L’idée n’est pas d’entrer dans une mondialisation en étant dépossédé d’identité propre. Carthage, détruite mais dont les traces existent dans la littérature, l’agriculture, les stratégies de guerre ou maritimes, peut réunir autour d’une idée de reconstruction une Tunisie moderne, ouverte à son environnement international, à ce nouveau monde qui se dessine. C’est à cette aune qu’on intéressera le monde.

Il est évident que la dernière décennie n’a pas répondu aux attentes formulées lors de la révolution de 2011, notamment les exigences de transparence et la condamnation de la corruption et du népotisme. Comment les choses pourraient-elles changer ?

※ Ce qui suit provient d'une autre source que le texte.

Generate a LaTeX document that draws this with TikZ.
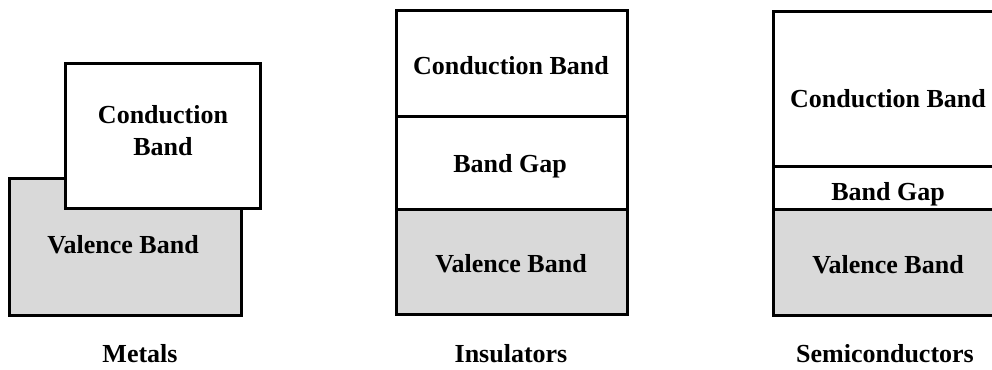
\documentclass[tikz,border=0pt]{standalone}
\usepackage{fontspec}
\setmainfont{Liberation Serif}
\begin{document}
\begin{tikzpicture}[x=1pt,y=-1pt,
  bandline/.style={draw=black,line width=3pt,line join=miter},
  filled/.style={bandline,fill=black!15},
  empty/.style={bandline,fill=white},
  bandtext/.style={font=\fontsize{26}{32}\selectfont\bfseries,inner sep=0pt,align=center},
  caption/.style={bandtext}]
\clip (0,0) rectangle (992,369);
\useasboundingbox (0,0) rectangle (992,369);

% Metals: overlapping valence and conduction bands
\draw[filled] (9,178) rectangle (241,315);
\draw[empty] (65,63) rectangle (260,208);
\node[bandtext] (met-cb) at (163,131) {Conduction\\Band};
\node[bandtext] (met-vb) at (123,245) {Valence Band};
\node[caption] (met) at (140,353.5) {Metals};

% Insulators: wide band gap
\draw[empty] (396,11) rectangle (627,116);
\draw[empty] (396,116) rectangle (627,209);
\draw[filled] (396,209) rectangle (627,314);
\node[bandtext] (ins-cb) at (511,65.7) {Conduction Band};
\node[bandtext] (ins-gap) at (510,166) {Band Gap};
\node[bandtext] (ins-vb) at (511,263.5) {Valence Band};
\node[caption] (ins) at (511,353.5) {Insulators};

% Semiconductors: narrow band gap
\draw[empty] (773,12) rectangle (1003,166);
\draw[empty] (773,166) rectangle (1003,209);
\draw[filled] (773,209) rectangle (1003,315);
\node[bandtext] (sem-cb) at (888,98.5) {Conduction Band};
\node[bandtext] (sem-gap) at (888,194) {Band Gap};
\node[bandtext] (sem-vb) at (888,265) {Valence Band};
\node[caption] (sem) at (885,353.5) {Semiconductors};
\end{tikzpicture}
\end{document}
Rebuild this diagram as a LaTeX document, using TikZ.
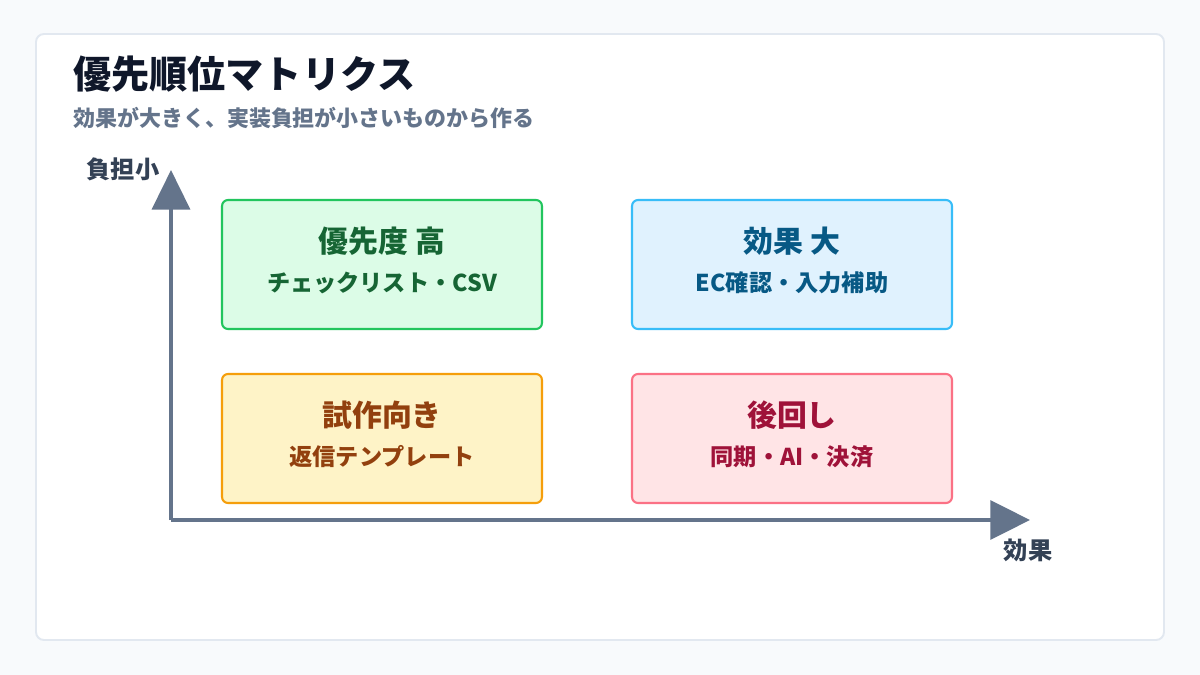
\documentclass[tikz,border=0pt]{standalone}
\usepackage{fontspec}
\setmainfont{Noto Sans CJK JP}
\usepackage{xcolor}
\usetikzlibrary{arrows.meta,positioning}
\definecolor{page}{HTML}{F8FAFC}
\definecolor{edge}{HTML}{E2E8F0}
\definecolor{ink}{HTML}{0F172A}
\definecolor{muted}{HTML}{64748B}
\definecolor{axis}{HTML}{334155}
\definecolor{axisline}{HTML}{64748B}
\definecolor{gfill}{HTML}{DCFCE7}
\definecolor{gline}{HTML}{22C55E}
\definecolor{gtext}{HTML}{166534}
\definecolor{bfill}{HTML}{E0F2FE}
\definecolor{bline}{HTML}{38BDF8}
\definecolor{btext}{HTML}{075985}
\definecolor{yfill}{HTML}{FEF3C7}
\definecolor{yline}{HTML}{F59E0B}
\definecolor{ytext}{HTML}{92400E}
\definecolor{rfill}{HTML}{FFE4E6}
\definecolor{rline}{HTML}{FB7185}
\definecolor{rtext}{HTML}{9F1239}
\tikzset{
  quad/.style={draw=#1line,fill=#1fill,line width=1.2pt,rounded corners=0.12cm,
    minimum width=6.4cm,minimum height=2.58cm,inner sep=0pt},
  qtitle/.style={text=#1text,font=\bfseries\fontsize{17pt}{20pt}\selectfont},
  qsub/.style={text=#1text,font=\bfseries\fontsize{13.2pt}{16pt}\selectfont},
  axlabel/.style={text=axis,font=\bfseries\fontsize{13.8pt}{16pt}\selectfont}
}
\begin{document}
\begin{tikzpicture}[x=0.02cm,y=-0.02cm]
\fill[page] (0,0) rectangle (1200,675);
\filldraw[fill=white,draw=edge,line width=1.1pt,rounded corners=0.16cm] (36,34) rectangle (1164,640);
% heading
\node[anchor=west,inner sep=0pt,text=ink,font=\bfseries\fontsize{21.7pt}{25pt}\selectfont] (title) at (73,74) {優先順位マトリクス};
\node[anchor=west,inner sep=0pt,text=muted,font=\bfseries\fontsize{12.5pt}{15pt}\selectfont] (subtitle) at (73,118) {効果が大きく、実装負担が小さいものから作る};
% axes
\coordinate (origin) at (171,520);
\coordinate (ytip) at (171,170);
\coordinate (xtip) at (1030,520);
\draw[axisline,line width=2.3pt,-{Triangle[length=22.5pt,width=21.5pt]}] (origin) -- (ytip);
\draw[axisline,line width=2.3pt,-{Triangle[length=22.5pt,width=22pt]}] (origin) -- (xtip);
\node[axlabel] (ylab) at (123,169) {負担小};
\node[axlabel] (xlab) at (1028,550) {効果};
% quadrants
\node[quad=g] (high) at (382,264.5) {};
\node[quad=b] (effect) at (792,264.5) {};
\node[quad=y] (trial) at (382,438.5) {};
\node[quad=r] (later) at (792,438.5) {};
\node[qtitle=g] (hightitle) at ([yshift=0.47cm]high.center) {優先度 高};
\node[qsub=g] (highsub) at ([yshift=-0.37cm]high.center) {チェックリスト・CSV};
\node[qtitle=b] (effecttitle) at ([yshift=0.47cm]effect.center) {効果 大};
\node[qsub=b] (effectsub) at ([yshift=-0.37cm]effect.center) {EC確認・入力補助};
\node[qtitle=y] (trialtitle) at ([yshift=0.47cm]trial.center) {試作向き};
\node[qsub=y] (trialsub) at ([yshift=-0.37cm]trial.center) {返信テンプレート};
\node[qtitle=r] (latertitle) at ([yshift=0.47cm]later.center) {後回し};
\node[qsub=r] (latersub) at ([yshift=-0.37cm]later.center) {同期・AI・決済};
\end{tikzpicture}
\end{document}
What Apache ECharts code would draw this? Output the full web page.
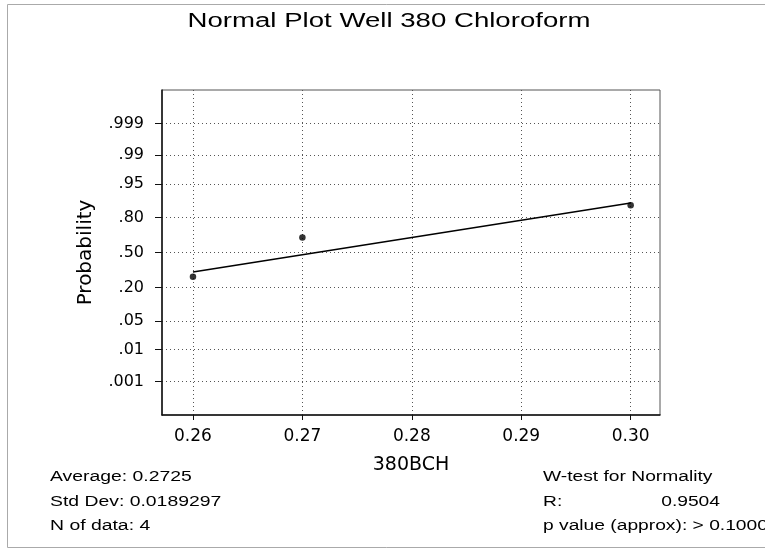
<!DOCTYPE html>
<html>
<head>
<meta charset="utf-8">
<script src="https://cdn.jsdelivr.net/npm/echarts@6/dist/echarts.min.js"></script>
<style>
html,body{margin:0;padding:0;background:#fff;}
#chart{width:765px;height:550px;}
</style>
</head>
<body>
<div id="chart"></div>
<script>
// ---- data ----
var pointX = [0.26, 0.27, 0.30];
var pointProb = [0.280, 0.640, 0.871];
var lineX = [0.26, 0.30];
var lineProb = [0.321, 0.882];
var xTicks = [0.26, 0.27, 0.28, 0.29, 0.30];
var yTickProbs = [0.001, 0.01, 0.05, 0.20, 0.50, 0.80, 0.95, 0.99, 0.999];
var yTickLabels = ['.001', '.01', '.05', '.20', '.50', '.80', '.95', '.99', '.999'];
var yRangeProb = [0.00005, 0.99995];
var xRange = [0.25717, 0.30268];
var titleText = 'Normal Plot Well 380 Chloroform';
var xName = '380BCH';
var yName = 'Probability';
var leftStats = ['Average: 0.2725', 'Std Dev: 0.0189297', 'N of data: 4'];
var rightStats = ['W-test for Normality', 'R:', 'p value (approx): > 0.1000'];
var rValue = '0.9504';

// inverse standard normal CDF (Acklam) - probability scale transform
function invNorm(p) {
  var a = [-3.969683028665376e+01, 2.209460984245205e+02, -2.759285104469687e+02, 1.383577518672690e+02, -3.066479806614716e+01, 2.506628277459239e+00];
  var b = [-5.447609879822406e+01, 1.615858368580409e+02, -1.556989798598866e+02, 6.680131188771972e+01, -1.328068155288572e+01];
  var c = [-7.784894002430293e-03, -3.223964580411365e-01, -2.400758277161838e+00, -2.549732539343734e+00, 4.374664141464968e+00, 2.938163982698783e+00];
  var d = [7.784695709041462e-03, 3.224671290700398e-01, 2.445134137142996e+00, 3.754408661907416e+00];
  var pl = 0.02425, q, r;
  if (p < pl) {
    q = Math.sqrt(-2 * Math.log(p));
    return (((((c[0]*q+c[1])*q+c[2])*q+c[3])*q+c[4])*q+c[5]) / ((((d[0]*q+d[1])*q+d[2])*q+d[3])*q+1);
  } else if (p <= 1 - pl) {
    q = p - 0.5; r = q * q;
    return (((((a[0]*r+a[1])*r+a[2])*r+a[3])*r+a[4])*r+a[5])*q / (((((b[0]*r+b[1])*r+b[2])*r+b[3])*r+b[4])*r+1);
  } else {
    q = Math.sqrt(-2 * Math.log(1 - p));
    return -(((((c[0]*q+c[1])*q+c[2])*q+c[3])*q+c[4])*q+c[5]) / ((((d[0]*q+d[1])*q+d[2])*q+d[3])*q+1);
  }
}

var yTickZ = yTickProbs.map(invNorm);
var points = pointX.map(function (x, i) { return [x, invNorm(pointProb[i])]; });
var linePts = lineX.map(function (x, i) { return [x, invNorm(lineProb[i])]; });

var FONT = 'DejaVu Sans';
var STAT_FONT = 'Liberation Sans';
var statY = [477, 501.5, 525.5];

var graphics = [
  { type: 'rect', shape: { x: 7.5, y: 4.5, width: 780, height: 543 }, style: { fill: 'none', stroke: '#aaa', lineWidth: 1 }, silent: true, z: -1 },
  { type: 'text', x: 389, y: 21.5, scaleX: 1.38, style: { text: titleText, fontFamily: STAT_FONT, fontSize: 20, fill: '#000', align: 'center', verticalAlign: 'middle' } }
];
leftStats.forEach(function (t, i) {
  graphics.push({ type: 'text', x: 50, y: statY[i], scaleX: 1.25, style: { text: t, fontFamily: STAT_FONT, fontSize: 15.5, fill: '#000', align: 'left', verticalAlign: 'middle' } });
});
rightStats.forEach(function (t, i) {
  graphics.push({ type: 'text', x: 543, y: statY[i], scaleX: 1.24, style: { text: t, fontFamily: STAT_FONT, fontSize: 15.5, fill: '#000', align: 'left', verticalAlign: 'middle' } });
});
graphics.push({ type: 'text', x: 720, y: statY[1], scaleX: 1.24, style: { text: rValue, fontFamily: STAT_FONT, fontSize: 15.5, fill: '#000', align: 'right', verticalAlign: 'middle' } });

var chart = echarts.init(document.getElementById('chart'));
chart.setOption({
  animation: false,
  backgroundColor: '#fff',
  graphic: graphics,
  grid: { left: 162, right: 105, top: 90, bottom: 135, show: true, borderColor: '#555', borderWidth: 1, backgroundColor: 'transparent' },
  xAxis: {
    type: 'value',
    min: xRange[0], max: xRange[1],
    name: xName, nameLocation: 'middle', nameGap: 41,
    nameTextStyle: { fontFamily: FONT, fontSize: 19, color: '#000' },
    axisLine: { show: true, onZero: false, lineStyle: { color: '#111', width: 1.5 } },
    axisTick: { show: true, length: 5, customValues: xTicks, lineStyle: { color: '#111' } },
    axisLabel: { customValues: xTicks, margin: 13, fontFamily: FONT, fontSize: 17, color: '#000', formatter: function (v) { return v.toFixed(2); } },
    splitLine: { show: true, lineStyle: { color: '#555', type: [1, 3], width: 1 } }
  },
  yAxis: {
    type: 'value',
    min: invNorm(yRangeProb[0]), max: invNorm(yRangeProb[1]),
    name: yName, nameLocation: 'middle', nameGap: 66, nameRotate: 90,
    nameTextStyle: { fontFamily: FONT, fontSize: 20, color: '#000' },
    axisLine: { show: true, onZero: false, lineStyle: { color: '#111', width: 1.5 } },
    axisTick: { show: true, length: 7, customValues: yTickZ, lineStyle: { color: '#111' } },
    axisLabel: {
      customValues: yTickZ, margin: 18, fontFamily: FONT, fontSize: 16, color: '#000',
      formatter: function (v) {
        for (var i = 0; i < yTickZ.length; i++) { if (Math.abs(yTickZ[i] - v) < 1e-6) return yTickLabels[i]; }
        return '';
      }
    },
    splitLine: { show: true, lineStyle: { color: '#555', type: [1, 3], width: 1 } }
  },
  series: [
    { type: 'line', data: linePts, symbol: 'none', lineStyle: { color: '#000', width: 1.5 }, z: 3 },
    { type: 'scatter', data: points, symbol: 'circle', symbolSize: 6.5, itemStyle: { color: '#000' }, z: 4 }
  ]
});
</script>
</body>
</html>
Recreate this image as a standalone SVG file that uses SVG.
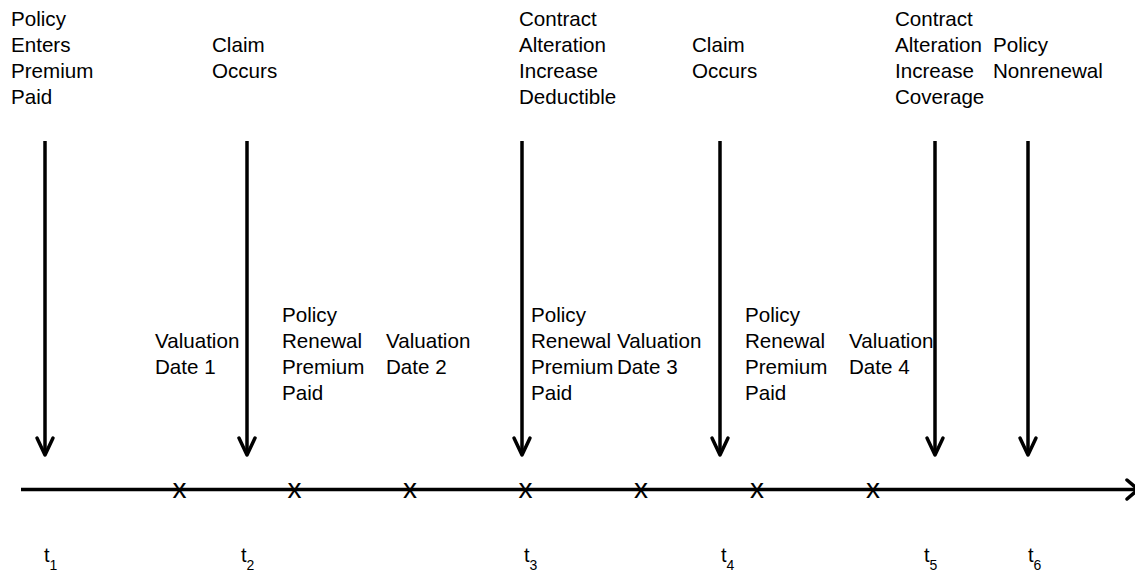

On ne peut pas combattre la corruption par la rectitude. Il faut qu’entre deux baguettes, l’une que l’on peut obtenir de manière honorable et l’autre par des moyens peu orthodoxes, on choisisse toujours la première. Dans ce processus, l’élite est un contributeur clé qui doit pousser à la conquête des marchés, à l’ouverture internationale, pousser à la création de richesse, au développement intellectuel et renforcer une identité. Ce mécanisme qui va généraliser les bonnes pratiques doit devenir la normalité, si bien que le contraire – qui est la norme actuellement – sera rejeté. Reconstituer la fierté et la dignité humaines est la meilleure arme contre la corruption et toutes les dérives.

Votre ouvrage souligne, en filigrane, un sentiment d’urgence…

Qui dit nouveau monde dit changement de paradigme, mais l’exercice n’est pas évident. Certains vont prendre le taureau par les cornes et viser quelques priorités, d’autres vont résister bien que la situation impose des changements. Il en va de même du rôle de l’État, qui est voué à opérer une mutation en se désengageant de certains secteurs pour, notamment, miser sur de nouveaux domaines et leur conférer un cadre viable.

Le pays, la nation, l’État doivent se focaliser sur le citoyen et ses priorités. Le modèle ancestral d’une capitale qui gouverne tout et décide du moindre détail à distance est voué à disparaître. Une autonomie des régions doit être rapidement envisagée sous peine, dans dix ou vingt ans, de se retrouver face à une sécession de ces régions. Le temps de l’État ne coïncide pas avec la temporalité qui prévaut aujourd’hui. Face au constat qu’on a tendance à reproduire ce qu’on a déjà fait, il convient de s’interroger, d’autant qu’on se trouve dans un monde dont les exigences sont différentes et qui va de plus en plus vite. Il faut pouvoir se réinventer. Les Tunisiens doivent emprunter cette voie pour « venir au monde ».